PESHAWAR, Jan 19: The NWFP health department is planning to establish of a centre to provide symptomatic treatment to HIV/AIDS patients, official said.

"This will be the second centre for the patients of HIV/AIDS after the Philippines, where the HIV/AIDS people will be given symptomatic treatment", he said.

Stressing the need to provide HIV/AIDS patients with counselling, he said the provincial Aids Control Programme had asked chief executives of the Khyber Teaching Hospital, Lady Reading Hospital and Hayatabad Medical Complex, to identify suitable institutions having properly qualified staff besides a commitment to take care of these patients.

"We have issued letters to these hospitals on Jan 8 and a reply is still being awaited", official said. According to him, they would establish a centre at one of these hospitals, after receiving replies from the chief executives.

The official said that the centre would fulfil the need of patients, adding there was a large number of people who needed to be hospitalized. All of these hospitals, the official said, refused admission to the HIV/AIDS patients in their general wards, saying they would infect other patients. Lately, local NGOs had begun campaigning for the establishment of a centre, where these patients could be kept.

The official said that patients from all over the country as well as from Afghanistan would benefit after the establishment of such a centre. In the absence of a treatment centre, the official said, most of the HIV/AIDS patients stayed at their homes, causing embarrassment to their families. He said that these patients were looked down upon even by their close relatives.

There were 414 HIV/AIDS patients in the NWFP and they had no facility where they could seek cure for such common ailments like fever, diarrhoea and bad throat.

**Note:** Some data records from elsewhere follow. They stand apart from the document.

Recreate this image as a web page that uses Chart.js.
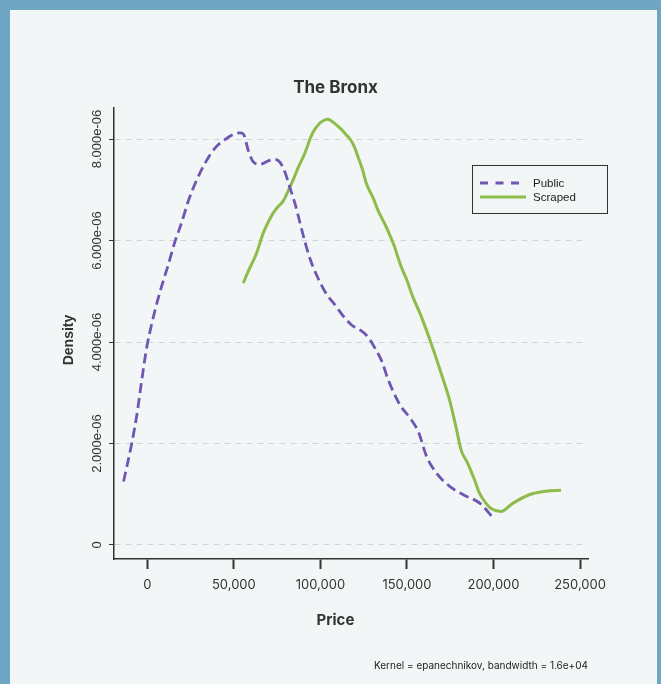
<!DOCTYPE html>
<html>
<head>
<meta charset="utf-8">
<script src="https://cdn.jsdelivr.net/npm/chart.js@4.4.0/dist/chart.umd.min.js"></script>
<style>
    html, body { margin: 0; padding: 0; }
    body { background: #6fa6c4; width: 661px; height: 684px; overflow: hidden; }
    #panel { position: absolute; left: 10px; top: 10px; width: 647px; height: 674px; background: #f2f6f7; }
</style>
</head>
<body>
<div id="panel"><canvas id="bronxChart" width="647" height="674"></canvas></div>
<script>
/* ========================================
   THE BRONX - PRICE DENSITY (KDE)
   ======================================== */

// Public listings
const PUBLIC_PRICE = [-13700, -9000, -6100, -3200, -300, 2500, 5400, 8300, 12100, 16000,
    19900, 23700, 28500, 33300, 39100, 45800, 50500, 53500, 55500, 58300,
    61200, 65100, 69900, 73800, 76700, 79600, 82400, 85300, 88200, 91100,
    93900, 97800, 102700, 108400, 114200, 118200, 122800, 127500, 131500, 135600,
    139000, 146000, 151800, 156600, 161400, 167200, 174900, 182600, 192200, 199900];
const PUBLIC_DENSITY = [1.25e-6, 2.0e-6, 2.55e-6, 3.25e-6, 3.9e-6, 4.35e-6, 4.75e-6, 5.1e-6, 5.52e-6, 5.98e-6,
    6.36e-6, 6.78e-6, 7.19e-6, 7.52e-6, 7.82e-6, 8.01e-6, 8.10e-6, 8.12e-6, 8.10e-6, 7.78e-6,
    7.55e-6, 7.50e-6, 7.57e-6, 7.60e-6, 7.54e-6, 7.34e-6, 7.04e-6, 6.73e-6, 6.35e-6, 5.97e-6,
    5.65e-6, 5.32e-6, 4.99e-6, 4.73e-6, 4.47e-6, 4.33e-6, 4.24e-6, 4.10e-6, 3.88e-6, 3.61e-6,
    3.27e-6, 2.76e-6, 2.5e-6, 2.23e-6, 1.74e-6, 1.41e-6, 1.15e-6, 0.99e-6, 0.82e-6, 0.53e-6];

// Scraped listings
const SCRAPED_PRICE = [55400, 58300, 63100, 66900, 70400, 72700, 75600, 78400, 81300, 84200,
    87100, 91000, 94000, 95800, 99600, 101600, 104400, 107300, 109200, 112100,
    114700, 116900, 119600, 121700, 124400, 126500, 130600, 133200, 138000, 142800,
    144700, 146700, 149600, 153400, 158300, 164000, 169800, 174600, 178700, 181300,
    185100, 189100, 191900, 195700, 198600, 204400, 211100, 220700, 230300, 239000];
const SCRAPED_DENSITY = [5.16e-6, 5.39e-6, 5.75e-6, 6.14e-6, 6.40e-6, 6.54e-6, 6.67e-6, 6.77e-6, 6.97e-6, 7.19e-6,
    7.43e-6, 7.72e-6, 8.0e-6, 8.14e-6, 8.31e-6, 8.36e-6, 8.39e-6, 8.33e-6, 8.28e-6, 8.19e-6,
    8.09e-6, 8.01e-6, 7.85e-6, 7.65e-6, 7.39e-6, 7.13e-6, 6.83e-6, 6.60e-6, 6.27e-6, 5.88e-6,
    5.68e-6, 5.48e-6, 5.25e-6, 4.89e-6, 4.50e-6, 3.97e-6, 3.38e-6, 2.86e-6, 2.27e-6, 1.87e-6,
    1.61e-6, 1.28e-6, 1.02e-6, 0.82e-6, 0.72e-6, 0.66e-6, 0.82e-6, 0.99e-6, 1.06e-6, 1.08e-6];

const X_TICKS = [0, 50000, 100000, 150000, 200000, 250000];
const X_TICK_LABELS = ['0', '50,000', '100,000', '150,000', '200,000', '250,000'];
const Y_TICKS = [0, 2e-6, 4e-6, 6e-6, 8e-6];
const Y_TICK_LABELS = ['0', '2.000e-06', '4.000e-06', '6.000e-06', '8.000e-06'];

const TITLE = 'The Bronx';
const X_TITLE = 'Price';
const Y_TITLE = 'Density';
const CAPTION = 'Kernel = epanechnikov, bandwidth = 1.6e+04';

const INK = '#333333';

function toPoints(xs, ys) {
    return xs.map((x, i) => ({ x: x, y: ys[i] }));
}

// Titles, caption and the boxed legend drawn like base R graphics
const decorPlugin = {
    id: 'decor',
    afterDraw(chart) {
        const { ctx, chartArea } = chart;
        ctx.save();
        ctx.fillStyle = INK;
        ctx.textAlign = 'center';
        ctx.textBaseline = 'middle';

        ctx.font = "bold 17px 'Inter', sans-serif";
        ctx.fillText(TITLE, 325.5, 78);

        ctx.font = "bold 15px 'Inter', sans-serif";
        ctx.fillText(X_TITLE, 325.5, 610.5);

        ctx.save();
        ctx.translate(59, 330);
        ctx.rotate(-Math.PI / 2);
        ctx.font = "bold 14px 'Liberation Sans', Arial, sans-serif";
        ctx.fillText(Y_TITLE, 0, 0);
        ctx.restore();

        ctx.font = "10px 'Inter', sans-serif";
        ctx.textAlign = 'right';
        ctx.textBaseline = 'alphabetic';
        ctx.fillStyle = '#222';
        ctx.fillText(CAPTION, chartArea.right, 659);

        // legend box
        const lx = 462.5, ly = 155.5, lw = 135, lh = 48;
        ctx.strokeStyle = INK;
        ctx.lineWidth = 1;
        ctx.setLineDash([]);
        ctx.strokeRect(lx, ly, lw, lh);

        ctx.font = "11.5px 'Liberation Sans', Arial, sans-serif";
        ctx.textAlign = 'left';
        ctx.textBaseline = 'middle';
        chart.data.datasets.forEach((ds, i) => {
            const y = 173 + i * 14;
            ctx.strokeStyle = ds.borderColor;
            ctx.lineWidth = ds.borderWidth;
            ctx.setLineDash(ds.borderDash ? [8, 7.5] : []);
            ctx.beginPath();
            ctx.moveTo(470, y);
            ctx.lineTo(516, y);
            ctx.stroke();
            ctx.setLineDash([]);
            ctx.fillStyle = '#222';
            ctx.fillText(ds.label, 523, y + 0.5);
        });
        ctx.restore();
    }
};

const ctx = document.getElementById('bronxChart');

new Chart(ctx, {
    type: 'line',
    data: {
        datasets: [{
            label: 'Public',
            data: toPoints(PUBLIC_PRICE, PUBLIC_DENSITY),
            borderColor: '#6f56b2',
            borderWidth: 2.8,
            borderDash: [10, 5],
            cubicInterpolationMode: 'monotone',
            pointRadius: 0,
            fill: false
        }, {
            label: 'Scraped',
            data: toPoints(SCRAPED_PRICE, SCRAPED_DENSITY),
            borderColor: '#8cbd4b',
            borderWidth: 3,
            cubicInterpolationMode: 'monotone',
            pointRadius: 0,
            fill: false
        }]
    },
    options: {
        responsive: false,
        animation: false,
        devicePixelRatio: 1,
        layout: { padding: { left: 0, top: 98, right: 69, bottom: 0 } },
        plugins: {
            legend: { display: false },
            title: { display: false },
            tooltip: { enabled: false }
        },
        scales: {
            x: {
                type: 'linear',
                min: -19240,
                max: 254600,
                afterBuildTicks: (scale) => { scale.ticks = X_TICKS.map(v => ({ value: v })); },
                afterFit: (scale) => { scale.height = 125; },
                grid: {
                    drawOnChartArea: false,
                    drawTicks: true,
                    tickLength: 10,
                    tickWidth: 2,
                    tickColor: INK
                },
                border: { display: true, color: INK, width: 1.5 },
                ticks: {
                    autoSkip: false,
                    maxRotation: 0,
                    padding: 8,
                    color: INK,
                    font: { family: "'Inter', sans-serif", size: 13 },
                    callback: (value, index) => X_TICK_LABELS[index]
                }
            },
            y: {
                type: 'linear',
                min: -2.76e-7,
                max: 8.611e-6,
                afterBuildTicks: (scale) => { scale.ticks = Y_TICKS.map(v => ({ value: v })); },
                afterFit: (scale) => { scale.width = 104; },
                grid: {
                    color: '#d2d4d5',
                    lineWidth: 1,
                    drawTicks: true,
                    tickLength: 5,
                    tickWidth: 1,
                    tickColor: INK,
                    tickBorderDash: []
                },
                border: { display: true, color: INK, width: 1.5, dash: [6, 5] },
                ticks: {
                    minRotation: 90,
                    maxRotation: 90,
                    crossAlign: 'center',
                    padding: -18,
                    color: INK,
                    font: { family: "'Liberation Sans', Arial, sans-serif", size: 13 },
                    callback: (value, index) => Y_TICK_LABELS[index]
                }
            }
        }
    },
    plugins: [decorPlugin]
});
</script>
</body>
</html>
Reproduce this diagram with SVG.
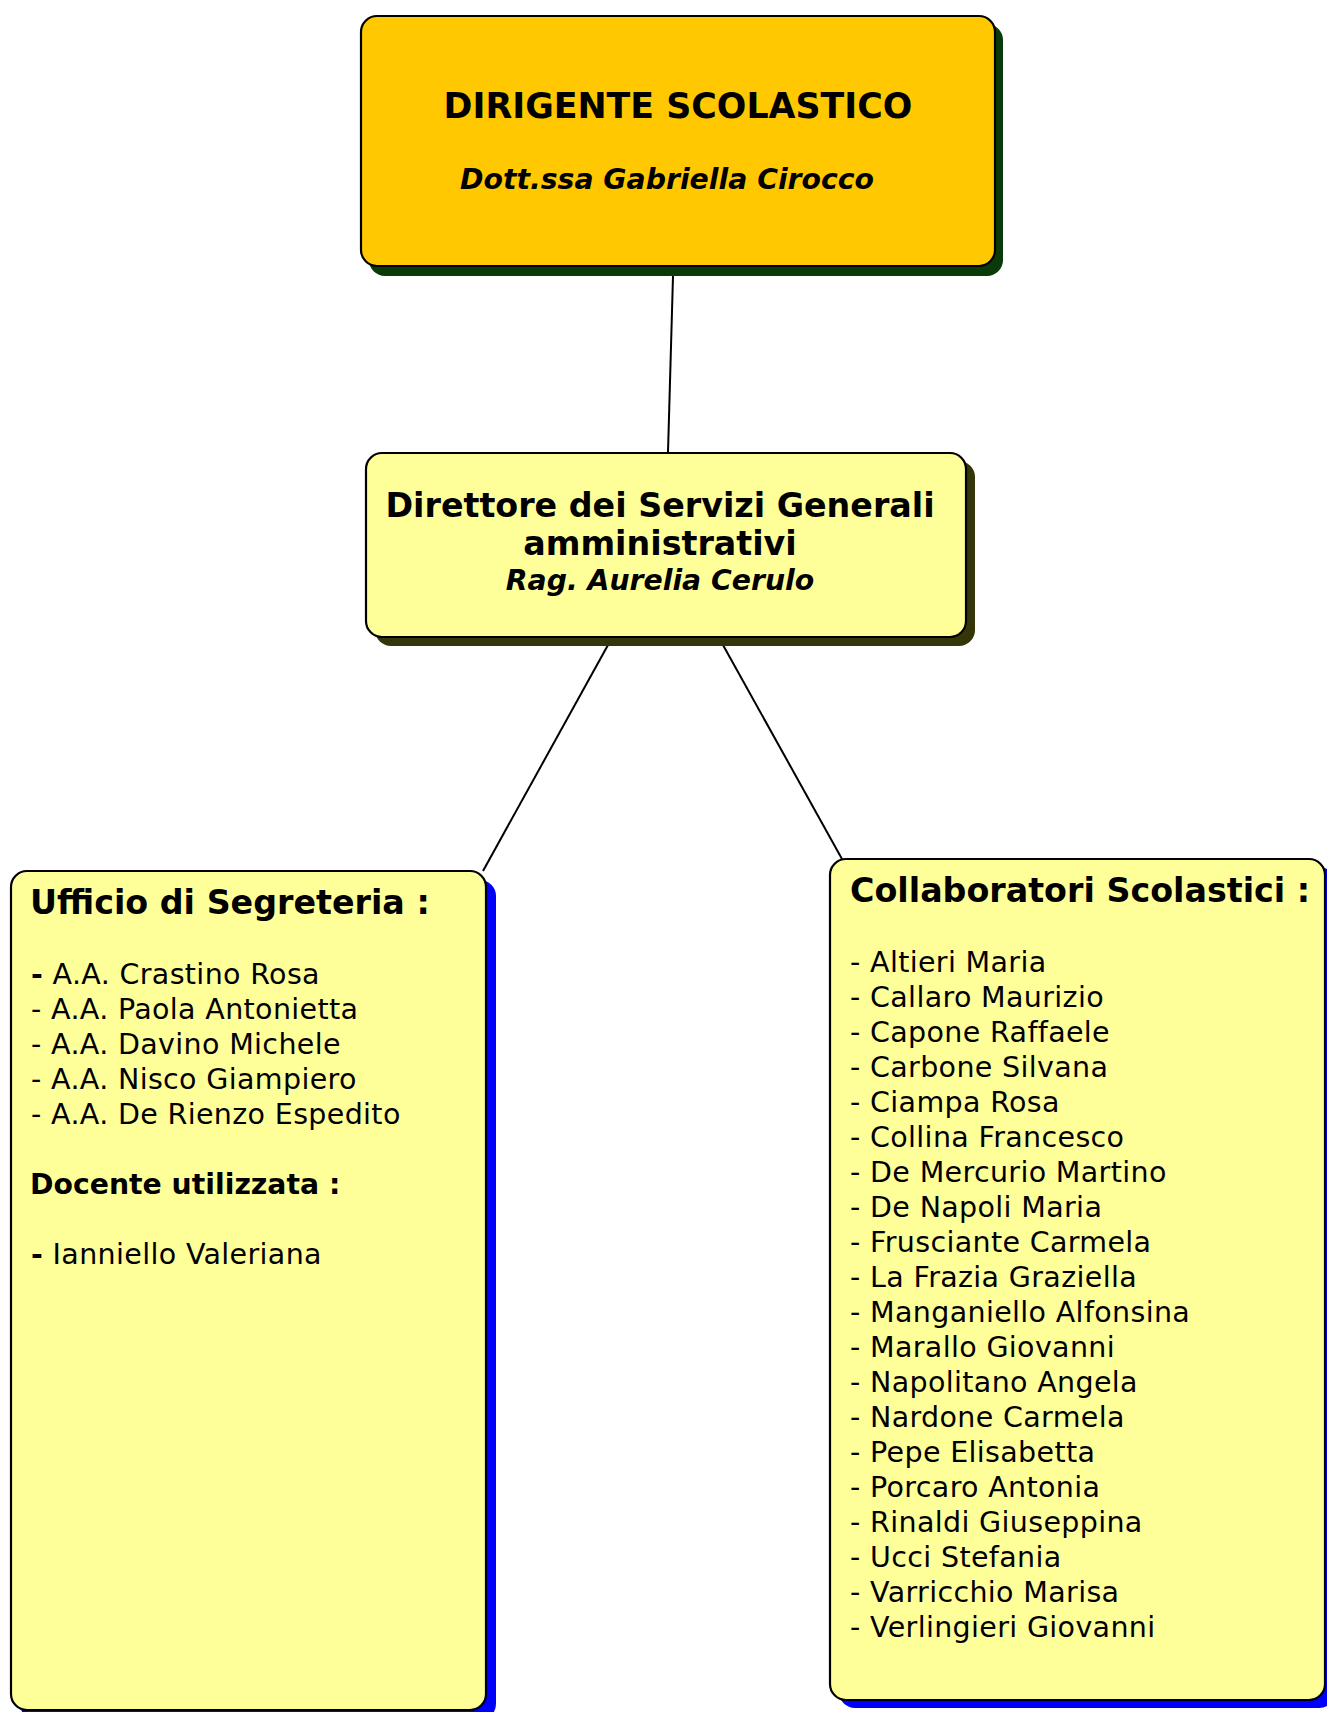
<svg xmlns="http://www.w3.org/2000/svg" width="1327" height="1712" viewBox="0 0 1327 1712">
<style>
.box{stroke:#000;stroke-width:2.2}
.gold{fill:#FFC800}
.pale{fill:#FFFF99}
.t{font-family:"DejaVu Sans",Verdana,sans-serif;fill:#000}
.b{font-weight:bold}
.bi{font-weight:bold;font-style:italic}
.h{font-size:33.3px}
.s{font-size:28.3px}
.r{font-size:28.5px;letter-spacing:0.35px}
.conn{stroke:#000;stroke-width:2;fill:none}
</style>
<rect width="1327" height="1712" fill="#fff"/>
<g id="connectors">
<line class="conn" x1="673" y1="276" x2="668" y2="452"/>
<line class="conn" x1="608" y1="645" x2="483" y2="871"/>
<line class="conn" x1="723" y1="645" x2="842" y2="859"/>
</g>
<g id="dirigente">
<rect x="369" y="24" width="634" height="252" rx="16" fill="#0A3A0A"/>
<rect class="box gold" x="361" y="16" width="634" height="250" rx="16"/>
<text class="t b" x="678" y="118" font-size="34.8" text-anchor="middle">DIRIGENTE SCOLASTICO</text>
<text class="t bi s" x="667" y="189" text-anchor="middle">Dott.ssa Gabriella Cirocco</text>
</g>
<g id="dsga">
<rect x="375" y="461" width="600" height="185" rx="16" fill="#35350A"/>
<rect class="box pale" x="366" y="453" width="600" height="184" rx="16"/>
<text class="t b h" x="660" y="517" text-anchor="middle">Direttore dei Servizi Generali</text>
<text class="t b h" x="660" y="555" text-anchor="middle">amministrativi</text>
<text class="t bi s" x="660" y="590" text-anchor="middle">Rag. Aurelia Cerulo</text>
</g>
<g id="segreteria">
<rect x="20" y="880" width="476" height="840" rx="16" fill="#0000FF"/>
<rect class="box pale" x="11" y="871" width="475" height="839" rx="16"/>
<text class="t b h" x="30" y="914">Ufficio di Segreteria :</text>
<text class="t r" x="31" y="984"><tspan font-weight="bold">-</tspan> A.A. Crastino Rosa</text>
<text class="t r" x="31" y="1019">- A.A. Paola Antonietta</text>
<text class="t r" x="31" y="1054">- A.A. Davino Michele</text>
<text class="t r" x="31" y="1089">- A.A. Nisco Giampiero</text>
<text class="t r" x="31" y="1124">- A.A. De Rienzo Espedito</text>
<text class="t b s" x="30" y="1194" font-size="28.6">Docente utilizzata :</text>
<text class="t r" x="31" y="1264"><tspan font-weight="bold">-</tspan> Ianniello Valeriana</text>
</g>
<g id="collaboratori">
<rect x="839" y="867" width="496" height="841" rx="16" fill="#0000FF"/>
<rect class="box pale" x="830" y="859" width="495" height="841" rx="16"/>
<text class="t b h" x="850" y="902">Collaboratori Scolastici :</text>
<text class="t r" x="850" y="972">- Altieri Maria</text>
<text class="t r" x="850" y="1007">- Callaro Maurizio</text>
<text class="t r" x="850" y="1042">- Capone Raffaele</text>
<text class="t r" x="850" y="1077">- Carbone Silvana</text>
<text class="t r" x="850" y="1112">- Ciampa Rosa</text>
<text class="t r" x="850" y="1147">- Collina Francesco</text>
<text class="t r" x="850" y="1182">- De Mercurio Martino</text>
<text class="t r" x="850" y="1217">- De Napoli Maria</text>
<text class="t r" x="850" y="1252">- Frusciante Carmela</text>
<text class="t r" x="850" y="1287">- La Frazia Graziella</text>
<text class="t r" x="850" y="1322">- Manganiello Alfonsina</text>
<text class="t r" x="850" y="1357">- Marallo Giovanni</text>
<text class="t r" x="850" y="1392">- Napolitano Angela</text>
<text class="t r" x="850" y="1427">- Nardone Carmela</text>
<text class="t r" x="850" y="1462">- Pepe Elisabetta</text>
<text class="t r" x="850" y="1497">- Porcaro Antonia</text>
<text class="t r" x="850" y="1532">- Rinaldi Giuseppina</text>
<text class="t r" x="850" y="1567">- Ucci Stefania</text>
<text class="t r" x="850" y="1602">- Varricchio Marisa</text>
<text class="t r" x="850" y="1637">- Verlingieri Giovanni</text>
</g>
</svg>
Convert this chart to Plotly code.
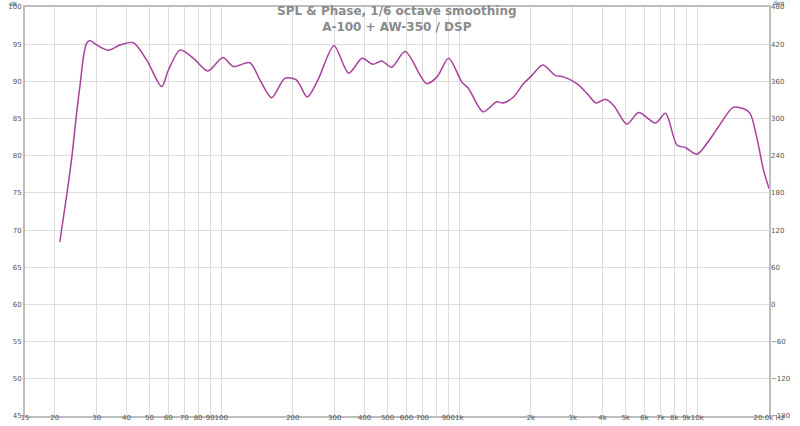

He said 13 per cent of the total HIV/AIDS patients were women, adding they did not have any place where could be admitted in case of deliveries. Recently, he said, a woman from Miranshah, whose husband had died of AIDS nine months ago, was turned away by hospitals, contending they did not have a ward where she could be admitted. Her husband had been deported from Dubai after having been tested positive for HIV/ AIDS two years ago, he added.

"She delivered a perfectly healthy baby after a gynaecologist took pity on her and risked admitting her in an isolation room reserved for hepatitis patients," said the official.